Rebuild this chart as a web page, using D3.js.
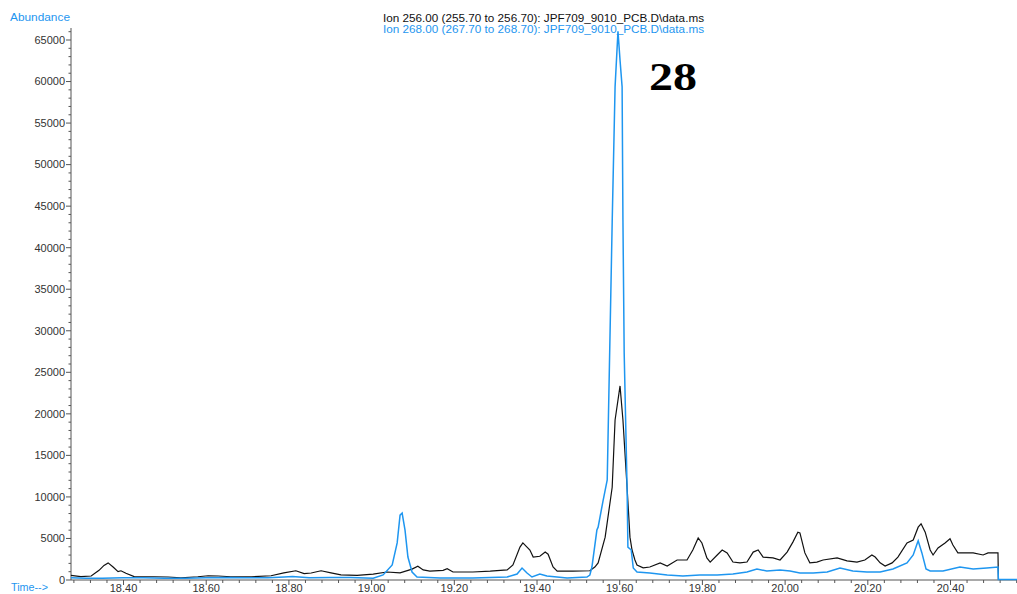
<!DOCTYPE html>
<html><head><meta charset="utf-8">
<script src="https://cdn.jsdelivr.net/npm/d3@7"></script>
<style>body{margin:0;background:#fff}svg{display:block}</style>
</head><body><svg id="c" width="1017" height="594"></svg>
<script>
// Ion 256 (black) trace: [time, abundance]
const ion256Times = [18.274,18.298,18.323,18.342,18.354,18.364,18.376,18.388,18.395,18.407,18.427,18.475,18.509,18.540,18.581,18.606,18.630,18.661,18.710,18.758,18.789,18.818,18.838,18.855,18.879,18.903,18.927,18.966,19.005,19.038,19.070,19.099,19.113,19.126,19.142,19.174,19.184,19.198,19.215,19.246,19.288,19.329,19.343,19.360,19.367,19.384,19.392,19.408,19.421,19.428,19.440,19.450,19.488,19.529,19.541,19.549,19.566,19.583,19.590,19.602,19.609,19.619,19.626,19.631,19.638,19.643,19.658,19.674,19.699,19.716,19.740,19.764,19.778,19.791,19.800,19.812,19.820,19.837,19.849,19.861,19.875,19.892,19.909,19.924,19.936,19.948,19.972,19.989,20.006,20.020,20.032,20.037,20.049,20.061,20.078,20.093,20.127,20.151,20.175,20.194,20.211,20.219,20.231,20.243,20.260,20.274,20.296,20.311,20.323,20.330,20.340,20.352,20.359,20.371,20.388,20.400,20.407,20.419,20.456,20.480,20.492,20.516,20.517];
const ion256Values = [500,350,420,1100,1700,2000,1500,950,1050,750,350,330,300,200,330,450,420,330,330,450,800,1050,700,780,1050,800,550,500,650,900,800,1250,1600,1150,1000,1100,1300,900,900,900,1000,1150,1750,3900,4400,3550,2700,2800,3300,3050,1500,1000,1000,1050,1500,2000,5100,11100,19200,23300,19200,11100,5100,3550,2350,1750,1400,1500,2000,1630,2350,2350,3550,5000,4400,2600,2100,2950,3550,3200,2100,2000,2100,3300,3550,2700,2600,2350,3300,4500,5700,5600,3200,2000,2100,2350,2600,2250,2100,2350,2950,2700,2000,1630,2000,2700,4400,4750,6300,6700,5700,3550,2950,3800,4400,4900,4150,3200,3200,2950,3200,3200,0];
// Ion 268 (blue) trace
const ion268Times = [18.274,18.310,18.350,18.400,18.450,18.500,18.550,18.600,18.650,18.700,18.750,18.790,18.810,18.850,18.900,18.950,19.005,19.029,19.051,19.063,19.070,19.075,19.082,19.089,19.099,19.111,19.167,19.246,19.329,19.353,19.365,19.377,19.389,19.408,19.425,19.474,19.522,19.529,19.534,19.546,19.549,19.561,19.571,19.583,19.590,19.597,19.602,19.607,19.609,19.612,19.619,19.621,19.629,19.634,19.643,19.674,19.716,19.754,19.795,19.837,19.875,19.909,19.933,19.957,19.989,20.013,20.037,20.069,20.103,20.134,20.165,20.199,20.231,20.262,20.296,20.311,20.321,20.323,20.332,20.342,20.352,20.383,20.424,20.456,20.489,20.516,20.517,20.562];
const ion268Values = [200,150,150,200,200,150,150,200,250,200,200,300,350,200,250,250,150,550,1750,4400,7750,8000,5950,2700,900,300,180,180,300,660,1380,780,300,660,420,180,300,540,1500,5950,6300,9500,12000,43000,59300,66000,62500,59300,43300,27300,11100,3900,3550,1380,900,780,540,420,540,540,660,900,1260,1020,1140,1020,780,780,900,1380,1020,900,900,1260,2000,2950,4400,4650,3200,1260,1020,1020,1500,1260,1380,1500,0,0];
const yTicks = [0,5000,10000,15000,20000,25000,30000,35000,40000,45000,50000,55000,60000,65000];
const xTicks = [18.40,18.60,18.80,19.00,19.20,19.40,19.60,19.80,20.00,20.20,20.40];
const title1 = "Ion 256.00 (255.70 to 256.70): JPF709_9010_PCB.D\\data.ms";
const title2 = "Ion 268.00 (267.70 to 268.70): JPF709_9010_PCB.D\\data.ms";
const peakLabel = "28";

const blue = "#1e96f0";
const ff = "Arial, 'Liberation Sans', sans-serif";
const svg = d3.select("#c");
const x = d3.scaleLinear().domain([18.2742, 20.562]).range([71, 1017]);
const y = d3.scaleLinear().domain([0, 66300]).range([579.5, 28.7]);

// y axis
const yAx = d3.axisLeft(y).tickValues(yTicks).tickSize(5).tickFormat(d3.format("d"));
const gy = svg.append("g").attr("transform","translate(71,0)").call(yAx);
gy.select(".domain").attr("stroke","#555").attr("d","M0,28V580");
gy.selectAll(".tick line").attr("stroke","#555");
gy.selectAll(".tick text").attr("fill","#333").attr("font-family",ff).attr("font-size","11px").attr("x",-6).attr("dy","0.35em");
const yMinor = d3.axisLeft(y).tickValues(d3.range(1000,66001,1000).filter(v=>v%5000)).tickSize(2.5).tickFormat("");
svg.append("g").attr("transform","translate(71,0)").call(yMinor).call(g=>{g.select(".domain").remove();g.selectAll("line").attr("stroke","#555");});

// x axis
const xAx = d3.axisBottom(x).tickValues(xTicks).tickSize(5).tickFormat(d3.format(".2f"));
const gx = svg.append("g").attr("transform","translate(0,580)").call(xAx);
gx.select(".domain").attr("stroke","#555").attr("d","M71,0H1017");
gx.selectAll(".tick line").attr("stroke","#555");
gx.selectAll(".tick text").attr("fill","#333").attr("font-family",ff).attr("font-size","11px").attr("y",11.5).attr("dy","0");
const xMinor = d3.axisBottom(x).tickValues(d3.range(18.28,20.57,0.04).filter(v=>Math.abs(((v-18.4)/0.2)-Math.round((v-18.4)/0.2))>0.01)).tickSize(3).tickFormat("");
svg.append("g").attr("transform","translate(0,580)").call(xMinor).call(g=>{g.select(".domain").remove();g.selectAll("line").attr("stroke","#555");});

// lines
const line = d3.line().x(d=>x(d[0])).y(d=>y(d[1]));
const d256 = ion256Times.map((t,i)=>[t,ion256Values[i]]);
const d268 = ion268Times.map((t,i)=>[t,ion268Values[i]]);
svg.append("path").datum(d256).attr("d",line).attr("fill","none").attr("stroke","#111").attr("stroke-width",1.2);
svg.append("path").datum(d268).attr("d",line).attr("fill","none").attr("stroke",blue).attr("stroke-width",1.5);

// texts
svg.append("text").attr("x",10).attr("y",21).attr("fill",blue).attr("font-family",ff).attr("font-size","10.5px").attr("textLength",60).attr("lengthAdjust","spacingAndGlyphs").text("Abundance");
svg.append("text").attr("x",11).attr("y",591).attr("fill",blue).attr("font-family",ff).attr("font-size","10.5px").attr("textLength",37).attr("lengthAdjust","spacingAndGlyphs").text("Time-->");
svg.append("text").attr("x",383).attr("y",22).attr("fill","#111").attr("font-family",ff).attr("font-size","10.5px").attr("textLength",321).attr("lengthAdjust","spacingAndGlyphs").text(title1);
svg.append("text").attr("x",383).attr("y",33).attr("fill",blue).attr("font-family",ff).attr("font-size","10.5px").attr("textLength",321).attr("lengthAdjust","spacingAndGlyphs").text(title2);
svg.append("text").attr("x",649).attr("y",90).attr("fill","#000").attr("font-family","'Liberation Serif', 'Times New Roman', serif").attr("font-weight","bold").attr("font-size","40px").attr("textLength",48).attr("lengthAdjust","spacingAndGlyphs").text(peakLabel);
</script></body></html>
• • • • •
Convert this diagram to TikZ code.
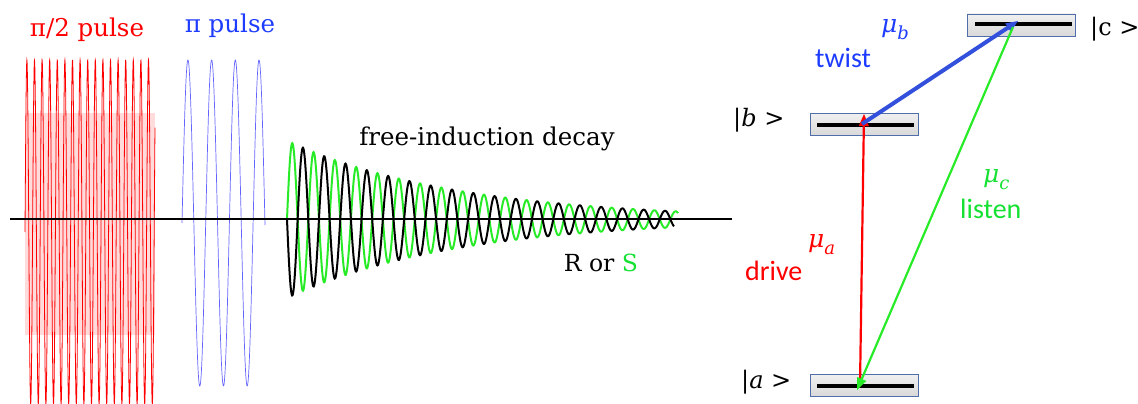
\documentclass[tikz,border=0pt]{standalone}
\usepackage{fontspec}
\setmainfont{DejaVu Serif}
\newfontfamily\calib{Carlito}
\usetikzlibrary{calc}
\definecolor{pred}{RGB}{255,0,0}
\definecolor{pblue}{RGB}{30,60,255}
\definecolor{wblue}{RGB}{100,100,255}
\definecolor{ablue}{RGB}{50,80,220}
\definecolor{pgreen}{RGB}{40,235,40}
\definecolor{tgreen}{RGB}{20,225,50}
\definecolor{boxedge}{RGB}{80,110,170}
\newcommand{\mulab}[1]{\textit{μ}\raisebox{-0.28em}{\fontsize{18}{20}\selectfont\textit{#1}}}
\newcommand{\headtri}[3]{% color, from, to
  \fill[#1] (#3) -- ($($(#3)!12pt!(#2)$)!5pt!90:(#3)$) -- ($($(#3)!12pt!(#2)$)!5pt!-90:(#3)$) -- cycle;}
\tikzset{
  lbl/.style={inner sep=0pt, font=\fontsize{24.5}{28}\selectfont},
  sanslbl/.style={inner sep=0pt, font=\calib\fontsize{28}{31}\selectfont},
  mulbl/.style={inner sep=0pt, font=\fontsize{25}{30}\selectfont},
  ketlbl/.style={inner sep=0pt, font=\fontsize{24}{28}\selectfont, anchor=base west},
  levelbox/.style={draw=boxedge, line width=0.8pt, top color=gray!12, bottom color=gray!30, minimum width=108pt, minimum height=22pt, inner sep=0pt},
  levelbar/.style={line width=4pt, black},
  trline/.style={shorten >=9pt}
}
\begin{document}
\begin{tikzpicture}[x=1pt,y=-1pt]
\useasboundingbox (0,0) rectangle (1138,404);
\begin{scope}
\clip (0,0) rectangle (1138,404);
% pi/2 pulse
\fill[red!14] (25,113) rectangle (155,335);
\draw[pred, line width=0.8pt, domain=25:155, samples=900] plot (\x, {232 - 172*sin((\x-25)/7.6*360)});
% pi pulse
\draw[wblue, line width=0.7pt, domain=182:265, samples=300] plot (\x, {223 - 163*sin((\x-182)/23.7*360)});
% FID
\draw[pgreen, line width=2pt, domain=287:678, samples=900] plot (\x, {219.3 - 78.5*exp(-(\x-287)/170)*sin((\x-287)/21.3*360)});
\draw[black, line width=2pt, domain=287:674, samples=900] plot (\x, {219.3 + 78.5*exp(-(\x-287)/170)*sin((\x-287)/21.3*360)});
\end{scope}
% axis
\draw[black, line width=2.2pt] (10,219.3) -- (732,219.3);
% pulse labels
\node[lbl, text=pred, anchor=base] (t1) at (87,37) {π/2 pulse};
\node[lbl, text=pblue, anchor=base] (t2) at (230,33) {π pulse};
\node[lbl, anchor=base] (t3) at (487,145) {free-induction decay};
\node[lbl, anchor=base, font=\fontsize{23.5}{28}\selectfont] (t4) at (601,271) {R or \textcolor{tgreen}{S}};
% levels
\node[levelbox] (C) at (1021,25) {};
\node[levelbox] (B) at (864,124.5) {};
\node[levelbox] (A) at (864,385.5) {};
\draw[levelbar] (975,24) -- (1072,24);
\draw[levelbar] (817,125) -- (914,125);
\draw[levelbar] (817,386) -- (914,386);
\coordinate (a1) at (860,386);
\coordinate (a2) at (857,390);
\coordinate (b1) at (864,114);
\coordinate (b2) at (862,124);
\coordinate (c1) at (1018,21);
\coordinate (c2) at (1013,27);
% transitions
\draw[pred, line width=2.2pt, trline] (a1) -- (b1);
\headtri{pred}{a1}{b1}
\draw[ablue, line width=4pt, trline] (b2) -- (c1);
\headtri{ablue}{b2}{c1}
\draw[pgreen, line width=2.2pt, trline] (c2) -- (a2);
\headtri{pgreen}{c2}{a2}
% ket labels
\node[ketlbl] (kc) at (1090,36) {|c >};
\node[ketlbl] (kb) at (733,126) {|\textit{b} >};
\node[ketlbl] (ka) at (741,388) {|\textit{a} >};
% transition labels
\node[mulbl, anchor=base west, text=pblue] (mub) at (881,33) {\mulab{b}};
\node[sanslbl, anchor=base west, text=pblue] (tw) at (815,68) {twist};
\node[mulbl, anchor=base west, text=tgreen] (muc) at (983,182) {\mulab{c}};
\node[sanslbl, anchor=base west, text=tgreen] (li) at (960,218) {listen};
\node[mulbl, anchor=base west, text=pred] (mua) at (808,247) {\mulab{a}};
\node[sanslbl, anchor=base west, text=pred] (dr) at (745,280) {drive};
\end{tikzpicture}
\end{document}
• • • • •
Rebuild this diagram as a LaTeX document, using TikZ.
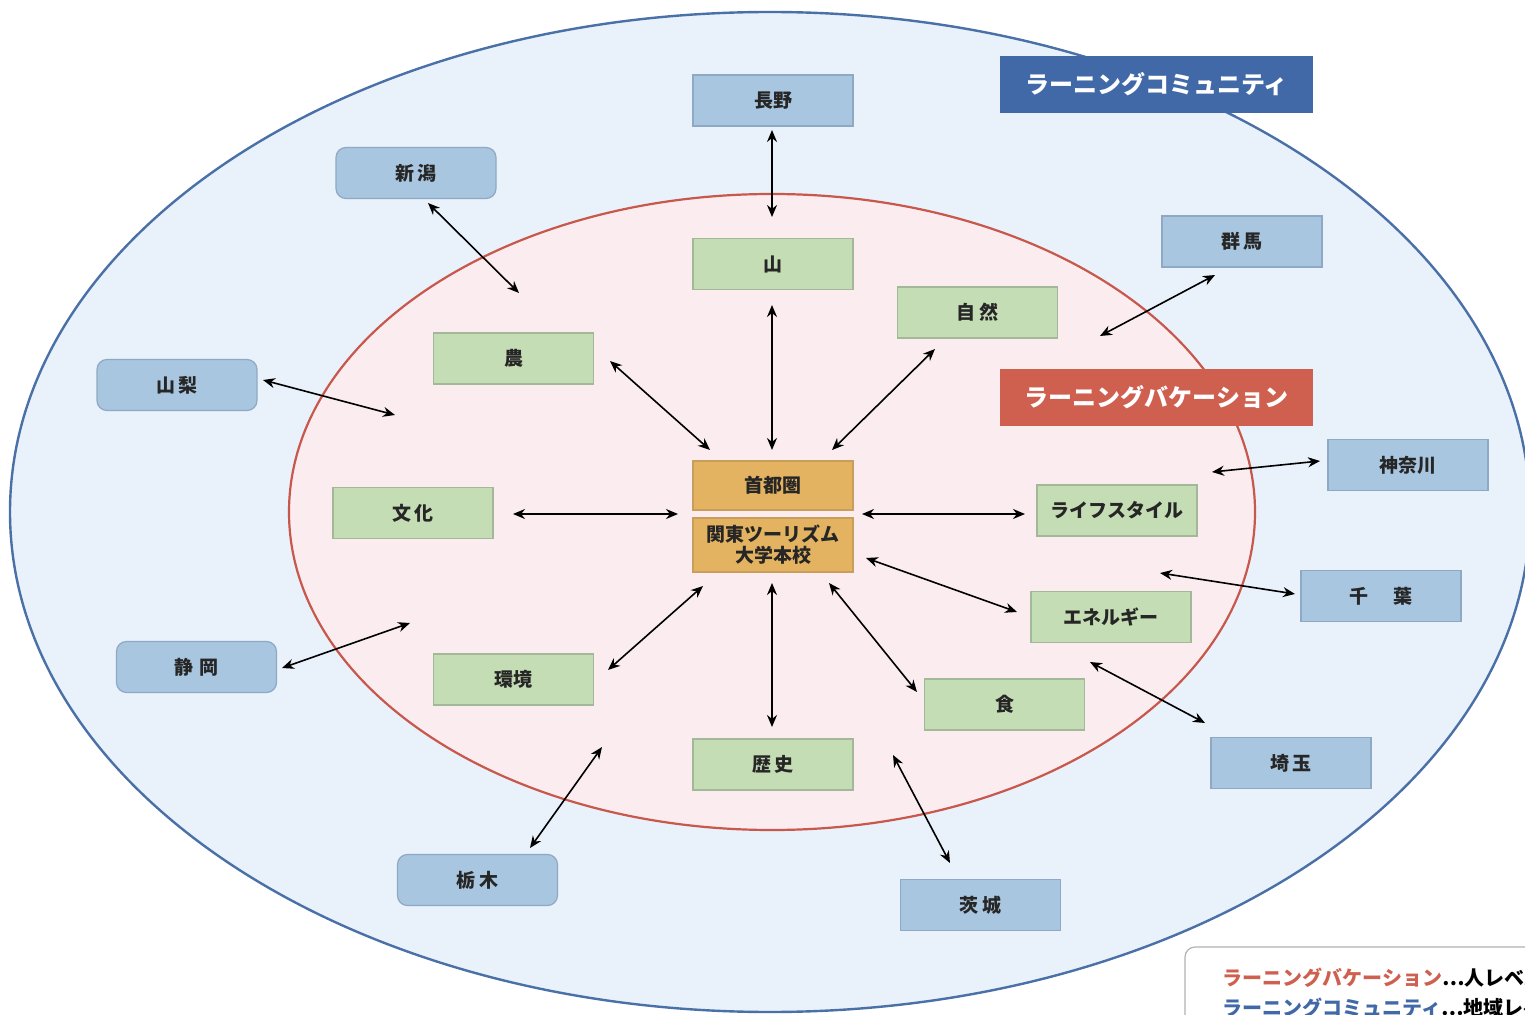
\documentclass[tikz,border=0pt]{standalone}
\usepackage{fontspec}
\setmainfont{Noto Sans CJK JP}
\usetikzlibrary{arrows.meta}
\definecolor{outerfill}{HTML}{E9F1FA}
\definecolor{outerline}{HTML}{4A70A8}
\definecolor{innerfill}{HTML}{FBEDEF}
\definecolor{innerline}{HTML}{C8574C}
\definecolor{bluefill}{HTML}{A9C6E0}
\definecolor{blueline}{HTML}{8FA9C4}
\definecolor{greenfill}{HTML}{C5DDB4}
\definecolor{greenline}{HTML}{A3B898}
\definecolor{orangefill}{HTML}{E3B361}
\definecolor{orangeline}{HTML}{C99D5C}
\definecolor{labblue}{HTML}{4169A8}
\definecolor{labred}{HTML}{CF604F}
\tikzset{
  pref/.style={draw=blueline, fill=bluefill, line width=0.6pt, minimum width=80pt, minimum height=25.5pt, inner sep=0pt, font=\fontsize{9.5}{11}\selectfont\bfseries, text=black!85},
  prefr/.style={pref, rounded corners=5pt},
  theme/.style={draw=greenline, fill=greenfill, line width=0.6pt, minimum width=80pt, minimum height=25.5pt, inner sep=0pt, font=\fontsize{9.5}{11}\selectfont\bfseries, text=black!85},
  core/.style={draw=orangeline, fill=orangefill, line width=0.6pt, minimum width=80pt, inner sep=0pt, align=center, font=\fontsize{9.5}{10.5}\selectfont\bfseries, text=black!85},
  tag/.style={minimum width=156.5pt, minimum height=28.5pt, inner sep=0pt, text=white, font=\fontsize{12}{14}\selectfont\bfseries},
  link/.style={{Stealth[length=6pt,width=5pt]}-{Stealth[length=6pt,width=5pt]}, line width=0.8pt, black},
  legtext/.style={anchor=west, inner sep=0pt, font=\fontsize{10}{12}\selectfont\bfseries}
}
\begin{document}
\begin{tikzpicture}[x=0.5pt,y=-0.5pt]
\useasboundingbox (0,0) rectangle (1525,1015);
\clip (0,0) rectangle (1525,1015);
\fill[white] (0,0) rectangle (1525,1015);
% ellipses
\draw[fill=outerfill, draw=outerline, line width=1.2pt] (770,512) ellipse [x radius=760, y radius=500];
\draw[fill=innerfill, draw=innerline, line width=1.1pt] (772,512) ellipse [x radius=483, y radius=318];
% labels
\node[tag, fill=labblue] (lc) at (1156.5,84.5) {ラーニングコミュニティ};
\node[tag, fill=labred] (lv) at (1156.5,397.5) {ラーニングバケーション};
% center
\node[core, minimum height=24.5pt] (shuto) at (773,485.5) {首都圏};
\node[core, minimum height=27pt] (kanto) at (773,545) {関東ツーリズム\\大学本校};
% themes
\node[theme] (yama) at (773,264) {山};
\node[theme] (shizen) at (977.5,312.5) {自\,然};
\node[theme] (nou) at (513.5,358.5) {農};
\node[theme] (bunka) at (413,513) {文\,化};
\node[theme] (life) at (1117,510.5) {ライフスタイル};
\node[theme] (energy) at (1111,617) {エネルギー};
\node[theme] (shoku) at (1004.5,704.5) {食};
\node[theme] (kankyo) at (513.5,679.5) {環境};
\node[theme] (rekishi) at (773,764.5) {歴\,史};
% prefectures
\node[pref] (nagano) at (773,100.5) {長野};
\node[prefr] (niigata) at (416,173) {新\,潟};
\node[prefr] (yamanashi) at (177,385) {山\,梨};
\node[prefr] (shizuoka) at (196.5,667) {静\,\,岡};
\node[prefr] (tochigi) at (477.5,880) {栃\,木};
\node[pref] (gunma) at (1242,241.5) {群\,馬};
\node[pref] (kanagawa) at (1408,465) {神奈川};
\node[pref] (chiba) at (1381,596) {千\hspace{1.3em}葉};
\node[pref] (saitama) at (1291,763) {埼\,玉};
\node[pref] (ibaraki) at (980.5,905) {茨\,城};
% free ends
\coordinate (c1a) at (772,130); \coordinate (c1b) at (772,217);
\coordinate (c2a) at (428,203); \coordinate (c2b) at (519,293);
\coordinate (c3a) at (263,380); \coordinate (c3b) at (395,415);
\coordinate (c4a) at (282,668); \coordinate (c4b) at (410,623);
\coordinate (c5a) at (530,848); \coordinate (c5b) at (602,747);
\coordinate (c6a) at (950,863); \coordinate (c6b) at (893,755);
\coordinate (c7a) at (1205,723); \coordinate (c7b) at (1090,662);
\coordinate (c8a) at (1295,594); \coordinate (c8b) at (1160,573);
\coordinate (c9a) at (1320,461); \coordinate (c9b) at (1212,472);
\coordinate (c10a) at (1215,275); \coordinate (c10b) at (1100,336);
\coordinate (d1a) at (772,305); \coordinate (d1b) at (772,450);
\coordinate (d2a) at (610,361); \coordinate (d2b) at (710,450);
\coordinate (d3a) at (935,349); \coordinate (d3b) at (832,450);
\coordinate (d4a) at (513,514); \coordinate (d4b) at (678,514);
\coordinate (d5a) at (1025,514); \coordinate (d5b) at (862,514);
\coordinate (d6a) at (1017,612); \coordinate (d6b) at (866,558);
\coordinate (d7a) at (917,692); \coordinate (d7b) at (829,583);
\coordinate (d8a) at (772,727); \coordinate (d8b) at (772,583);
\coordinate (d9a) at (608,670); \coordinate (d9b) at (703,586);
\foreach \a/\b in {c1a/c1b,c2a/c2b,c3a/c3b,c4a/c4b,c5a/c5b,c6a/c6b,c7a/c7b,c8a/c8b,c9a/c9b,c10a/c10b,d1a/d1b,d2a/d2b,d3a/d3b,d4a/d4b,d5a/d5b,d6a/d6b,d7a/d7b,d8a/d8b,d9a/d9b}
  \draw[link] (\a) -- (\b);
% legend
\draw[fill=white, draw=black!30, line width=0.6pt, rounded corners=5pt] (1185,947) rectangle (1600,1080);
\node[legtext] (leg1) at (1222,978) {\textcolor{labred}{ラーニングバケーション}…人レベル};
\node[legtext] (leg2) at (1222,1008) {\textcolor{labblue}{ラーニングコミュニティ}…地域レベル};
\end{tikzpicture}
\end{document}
• • • • •
**Set problem**
Pull out all lines from the entries above in which the word "Rebuild" appears.

**Answer to this problem**
Rebuild this chart as a web page, using D3.js.
Rebuild this diagram as a LaTeX document, using TikZ.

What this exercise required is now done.